Ser ético é ser justo, respeitando direitos. É agir dentro de critérios morais e capaz de dar o direito a quem o tem. Juízes que aceitam promoções fulcradas em iniqüidade agem de forma aética, em verdadeira conivência com o Tribunal que decidiu a promoção. Age com sobriedade aquele que reconhece a injustiça e nega-se a aceitar promoção votada pelo Tribunal que não observou os requisitos para decidir em seu favor.

A seriedade nas promoções de entrância a entrância á relevante pois um só dia poderá influir na escolha futura para o cargo de desembargador, sonho natural na magistratura. Muito tempo separa o início da carreira com o ingresso dos judicantes no Tribunal e nem todos têm oportunidade de lá chegarem. Outros não chegam exatamente por terem sido preteridos no passado distante, representando prejuízo irreparável aos que idealizam o sentimento puro de Justiça. Frustrante é o fato de que competente judicante encerrar sua carreira sem a oportunidade de galgar o posto mor da magistratura porque foi preterido há anos atrás com uso de manobra politiqueira.

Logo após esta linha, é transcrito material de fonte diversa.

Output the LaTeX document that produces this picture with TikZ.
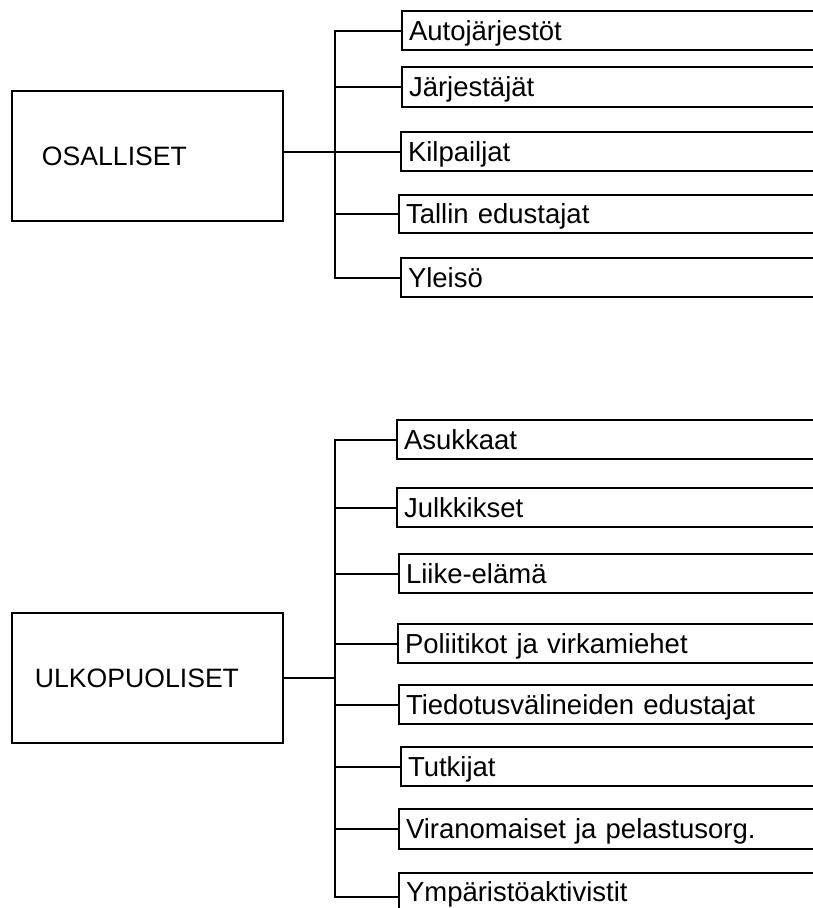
\documentclass[tikz,border=0pt]{standalone}
\usepackage{fontspec}
\setmainfont{Liberation Sans}
\begin{document}
\begin{tikzpicture}[x=1bp,y=-1bp,line width=2bp,
  item/.style={draw,rectangle,anchor=west,minimum height=39bp,text width=420bp,
    inner xsep=7bp,inner ysep=0pt,align=left,
    font=\fontsize{27.5bp}{32bp}\selectfont,text height=19.7bp,text depth=0pt},
  head/.style={draw,rectangle,minimum height=130bp,inner ysep=0pt,align=left,
    font=\fontsize{26.6bp}{31bp}\selectfont,text height=19bp,text depth=0pt}]
\useasboundingbox (0,0) rectangle (813,908);
\clip (0,0) rectangle (813,908);
% top group
\node[head,text width=211bp,inner xsep=30bp] (osa) at (147.5,156) {OSALLISET};
\node[item,minimum height=39bp] (a1) at (401,30.5) {Autojärjestöt};
\node[item,minimum height=40bp] (a2) at (401,87) {Järjestäjät};
\node[item,minimum height=39bp] (a3) at (400,151.5) {Kilpailjat};
\node[item,minimum height=38bp] (a4) at (398,214) {Tallin edustajat};
\node[item,minimum height=39bp] (a5) at (400,277.5) {Yleisö};
\coordinate (busA) at (335,0);
\draw (a1.west) -- (busA |- a1.west) -- (busA |- a5.west) -- (a5.west);
\foreach \n in {a2,a3,a4} \draw (busA |- \n.west) -- (\n.west);
\draw (osa.east |- a3.west) -- (busA |- a3.west);
% bottom group
\node[head,text width=225bp,inner xsep=23bp] (ulk) at (147.5,678) {ULKOPUOLISET};
\node[item,minimum height=39bp] (b1) at (396,439.5) {Asukkaat};
\node[item,minimum height=39bp] (b2) at (396,507.5) {Julkkikset};
\node[item,minimum height=39bp] (b3) at (398,573.5) {Liike-elämä};
\node[item,minimum height=39bp] (b4) at (397,643.5) {Poliitikot ja virkamiehet};
\node[item,minimum height=39bp] (b5) at (398,704.5) {Tiedotusvälineiden edustajat};
\node[item,minimum height=39bp] (b6) at (400,766.5) {Tutkijat};
\node[item,minimum height=40bp] (b7) at (398,829) {Viranomaiset ja pelastusorg.};
\node[item,minimum height=48bp,text depth=11.7bp] (b8) at (398,897) {Ympäristöaktivistit};
\coordinate (busB) at (335,0);
\draw (b1.west) -- (busB |- b1.west) -- (busB |- b8.west) -- (b8.west);
\foreach \n in {b2,b3,b4,b5,b6,b7} \draw (busB |- \n.west) -- (\n.west);
\draw (ulk.east) -- (busB |- ulk.east);
\end{tikzpicture}
\end{document}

O verdadeiro juiz é aquele que consegue por seus próprios méritos exercer bem suas tarefas norteado pelo ideal de perfeição, delegadas que são pela sociedade ávida por dignidade e Justiça. Somente os serem humanos percebem o sentimento da injustiça.; o homem porém, muitas vezes, não reconhece o dom divino da inteligência para reverenciar sempre o justo.

Sugerido foi já aos senhores congressistas, deputados e senadores, que, em nome da dignidade na carreira da magistratura, reconheçam a total impossibilidade de fixação de critérios objetivos e claros para avaliar os juízes e fundamentar decisão de promoção do merecimento. Sendo subjetivas algumas considerações para a escolha do melhor juiz, emerge o risco de está-se cometendo erros que podem custar a ingratidão, difícil de ser reparada ao longo de toda uma carreira dedicada ao Direito.


Bibliografia e Notas


Nota 1 -
Revista da Escola Paulista da Magistratura, Associação Paulista de Magistrados, Ano I, n.1, setembro/dezembro, 1996, pág. 168.

Nota 2 -
Castelhano, C.Pace, C., Palomba, G. & Raspini, G. L’Efficienzia della Giustizia Italiana. 2 ed. Bari, 1970, p. 162.

Nota 3 –
Calamandrei, Piero, Elogio dei giudici scritto da un avvocato ( Eles, os juízes, vistos por um advogado) , São Paulo, ed. Martins Fontes, 1995.

Nota 4 -
Revista da Escola Paulista da Magistratura, Associação Paulista de Magistrados, Ano I, n.1, setembro/dezembro, 1996, pág. 175.

Nota 5 -
DALLARI, Dalmo de Abreu - O PODER DOS JUÍZES – São Paulo, ed. Saraiva, 1996, página 50.

Nota 6 -
FREITAG, Bárbara. Itinerários de Antígona - A Questão da Moralidade. São Paulo: Papirus, 1992.